Can You Survive Dollar De-Dollarization?

23 Oct

Can You Survive Dollar De-Dollarization?

You’ll need Gold and Silver to Do it!

 It’s the question the mainstream financial media should be asking but doesn’t.  While they remain behind events unfolding, year after year the Mises Institute takes dead aim at the economic realities others prefer to ignore.

This month a Mises article asks “Can America Survive Global De-Dollarization?”  We will share a couple of important points, but we prefer to reframe the question, asking if you and your family can survive de-dollarization.

The article focuses on the obvious threat that between purchasing power loss – inflation, depicted on the adjoining chart – and the use of the dollar as a tool of US foreign policy by means of sanctions rendering some foreign-held dollars useless, we could see an avalanche of de-dollarization.

We not only think it is likely as we have been warning, but we also see it as inevitable and indeed already underway.

The loss of the dollar’s preferred status as the preferred unit of global trade, what a French finance minister dubbed an “exorbitant privilege,” it spells reduced demand for dollars, making things more costly for those that need that issue dollar-denominated debt. It will cost the American people dearly:

This would shock the United States economy with massive price increases on consumer goods while crippling the local, state, and federal governments because deficit spending will no longer be possible if no one buys the debt. In this scenario, states like California and New York might find themselves turning to the federal government for some type of bailout while smaller states with more balanced budgets might find themselves wondering why they should be paying the bill for someone else’s reckless spending that they had no part of, which in turn could create a crisis of unity among the United States of America.
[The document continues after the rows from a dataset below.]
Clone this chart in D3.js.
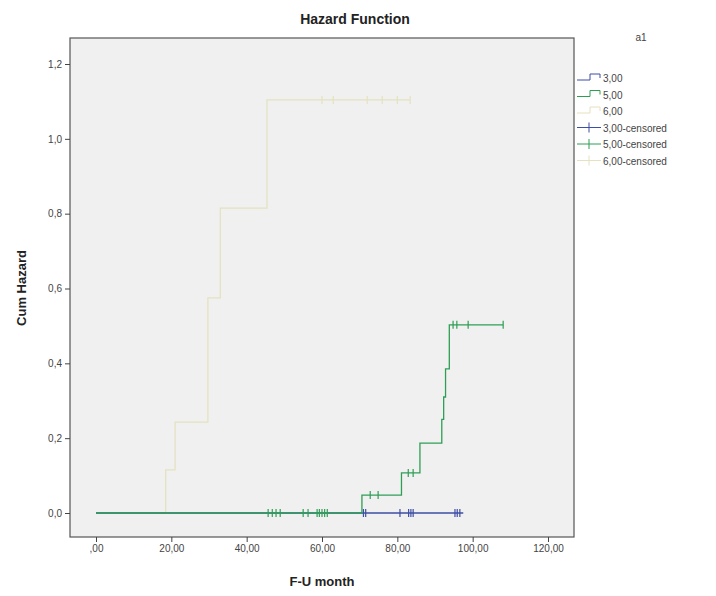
<!DOCTYPE html>
<html><head><meta charset="utf-8">
<script src="https://cdnjs.cloudflare.com/ajax/libs/d3/7.8.5/d3.min.js"></script>
<style>body{margin:0;background:#fff}svg{display:block}</style>
</head><body>
<svg id="chart" width="716" height="596"></svg>
<script>
// ---- data ----
const groups = ["3,00", "5,00", "6,00"];
const legendLabels = ["3,00", "5,00", "6,00", "3,00-censored", "5,00-censored", "6,00-censored"];
const xTicks = [0, 20, 40, 60, 80, 100, 120];
const yTicks = [0, 0.2, 0.4, 0.6, 0.8, 1.0, 1.2];

const g3Times = [0];
const g3Values = [0];
const g3End = 97.5;
const g3Censored = [71, 71.6, 80.7, 83, 83.6, 84.2, 95.3, 95.9, 96.6];

const g5Times = [0, 70.6, 81.1, 86, 91.8, 92.3, 92.8, 93.8];
const g5Values = [0, 0.048, 0.107, 0.187, 0.25, 0.31, 0.385, 0.503];
const g5End = 108.1;
const g5Censored = [45.7, 46.8, 47.8, 48.9, 55, 56.3, 58.7, 59.3, 60, 60.7, 61.4, 72.8, 74.9, 82.9, 84.2, 94.8, 95.8, 98.8, 108.1];

const g6Times = [0, 18.5, 21, 29.7, 33, 45.4];
const g6Values = [0, 0.115, 0.243, 0.575, 0.815, 1.104];
const g6End = 83.4;
const g6Censored = [60, 63, 72, 76, 80, 83.4];

const colors = ["#3d4ea6", "#2f9e55", "#e4e2c0"];

// ---- layout ----
const svg = d3.select("#chart");
const frame = {l: 70, t: 38, r: 574, b: 537};
const x = d3.scaleLinear().domain([0, 120]).range([96, 548]);
const y = d3.scaleLinear().domain([0, 1.2]).range([513, 64]);

svg.append("rect").attr("x", frame.l).attr("y", frame.t)
  .attr("width", frame.r - frame.l).attr("height", frame.b - frame.t)
  .attr("fill", "#f0f0f0").attr("stroke", "#555").attr("stroke-width", 1.2);

// axes
const xAxis = svg.append("g").attr("transform", `translate(0,${frame.b})`)
  .call(d3.axisBottom(x).tickValues(xTicks).tickSize(5).tickSizeOuter(0)
    .tickFormat(d => d === 0 ? ",00" : d3.format(".2f")(d).replace(".", ",")));
const yAxis = svg.append("g").attr("transform", `translate(${frame.l},0)`)
  .call(d3.axisLeft(y).tickValues(yTicks).tickSize(5).tickSizeOuter(0)
    .tickFormat(d => d3.format(".1f")(d).replace(".", ",")));
[xAxis, yAxis].forEach(a => {
  a.select(".domain").remove();
  a.selectAll("line").attr("stroke", "#444");
  a.selectAll("text").attr("fill", "#444").style("font-family", "Liberation Sans, Arial, sans-serif").style("font-size", "10px");
});

// series
const series = [
  {times: g6Times, values: g6Values, end: g6End, cens: g6Censored, color: colors[2]},
  {times: g3Times, values: g3Values, end: g3End, cens: g3Censored, color: colors[0]},
  {times: g5Times, values: g5Values, end: g5End, cens: g5Censored, color: colors[1]}
];
const line = d3.line().x(d => x(d[0])).y(d => y(d[1])).curve(d3.curveStepAfter);
series.forEach(s => {
  const pts = s.times.map((t, i) => [t, s.values[i]]);
  pts.push([s.end, s.values[s.values.length - 1]]);
  svg.append("path").datum(pts).attr("d", line).attr("fill", "none")
    .attr("stroke", s.color).attr("stroke-width", 1.3);
  const valAt = t => { let v = 0; s.times.forEach((tt, i) => { if (tt <= t) v = s.values[i]; }); return v; };
  svg.append("g").selectAll("line").data(s.cens).join("line")
    .attr("x1", d => x(d)).attr("x2", d => x(d))
    .attr("y1", d => y(valAt(d)) - 4).attr("y2", d => y(valAt(d)) + 4)
    .attr("stroke", s.color).attr("stroke-width", 1.2);
});

// titles
svg.append("text").attr("x", 355).attr("y", 24).attr("text-anchor", "middle")
  .style("font-family", "Liberation Sans, Arial, sans-serif").style("font-size", "14px").style("font-weight", "bold")
  .attr("fill", "#222").text("Hazard Function");
svg.append("text").attr("x", 322).attr("y", 586).attr("text-anchor", "middle")
  .style("font-family", "Liberation Sans, Arial, sans-serif").style("font-size", "13px").style("font-weight", "bold")
  .attr("fill", "#222").text("F-U month");
svg.append("text").attr("transform", "translate(26,288) rotate(-90)").attr("text-anchor", "middle")
  .style("font-family", "Liberation Sans, Arial, sans-serif").style("font-size", "13px").style("font-weight", "bold")
  .attr("fill", "#222").text("Cum Hazard");

// legend
const lg = svg.append("g");
lg.append("text").attr("x", 641).attr("y", 41).attr("text-anchor", "middle")
  .style("font-family", "Liberation Sans, Arial, sans-serif").style("font-size", "10px").attr("fill", "#444").text("a1");
const legendColors = [colors[0], colors[1], colors[2], colors[0], colors[1], colors[2]];
legendLabels.forEach((lab, i) => {
  const yy = 78 + i * 16.5;
  if (i < 3) {
    lg.append("path").attr("d", `M577,${yy + 2}H590V${yy - 4}H600V${yy}`).attr("fill", "none")
      .attr("stroke", legendColors[i]).attr("stroke-width", 1);
  } else {
    lg.append("line").attr("x1", 577).attr("x2", 601).attr("y1", yy).attr("y2", yy).attr("stroke", legendColors[i]);
    lg.append("line").attr("x1", 589).attr("x2", 589).attr("y1", yy - 5).attr("y2", yy + 5).attr("stroke", legendColors[i]);
  }
  lg.append("text").attr("x", 603).attr("y", yy + 4)
    .style("font-family", "Liberation Sans, Arial, sans-serif").style("font-size", "10px").attr("fill", "#444").text(lab);
});
</script>
</body></html>
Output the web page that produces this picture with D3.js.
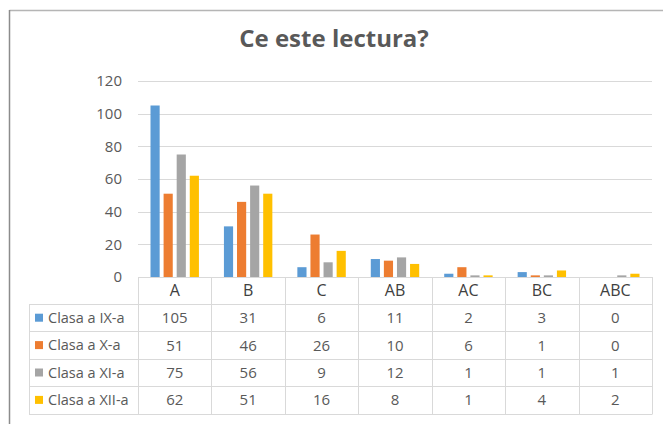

As the world repudiates the incredible shrinking dollar, what will replace it?  In truth there is no governmental or national currency that is any more reliable.  We recall one author telling us years ago that when the dollar fails, people will turn to the International Monetary Fund’s sketchy “Special Drawing Rights.”

Not bloody likely.

Deceived by one phony, unbacked made-up currency – the dollar – it is not even conceivable that the SDR, with which people are unfamiliar and which depends on backing by the poor American taxpayers anyway, will rise by acclamation instead.

And in fact, the Mises article notes that another monetary unit is rising instead:


Part of what is propping up the US dollar’s dominance is the fact that there is not an alternative ready to replace it. However, there has been speculation that gold—whose price is up 25% this year—could be that alternative, and the price increase is a reflection of the demand from other countries buying it to fill their central banks.

As the article notes, the end of fiat money, money made of nothing but thin air and a few digital bookkeeping entries will be at hand.  How will you and your family do in this era of a failing currency and declining American solvency?  If you have prepared with gold and silver, as foreign central banks and astute trend watchers are doing, you will have taken prudent steps to insulate yourself as much as possible from the dramatic shift away from the dollar’s exorbitant privilege.  It may have been nice while it lasted and with honest management it might have lasted longer.

But today, it is what it is.  And what it is is over!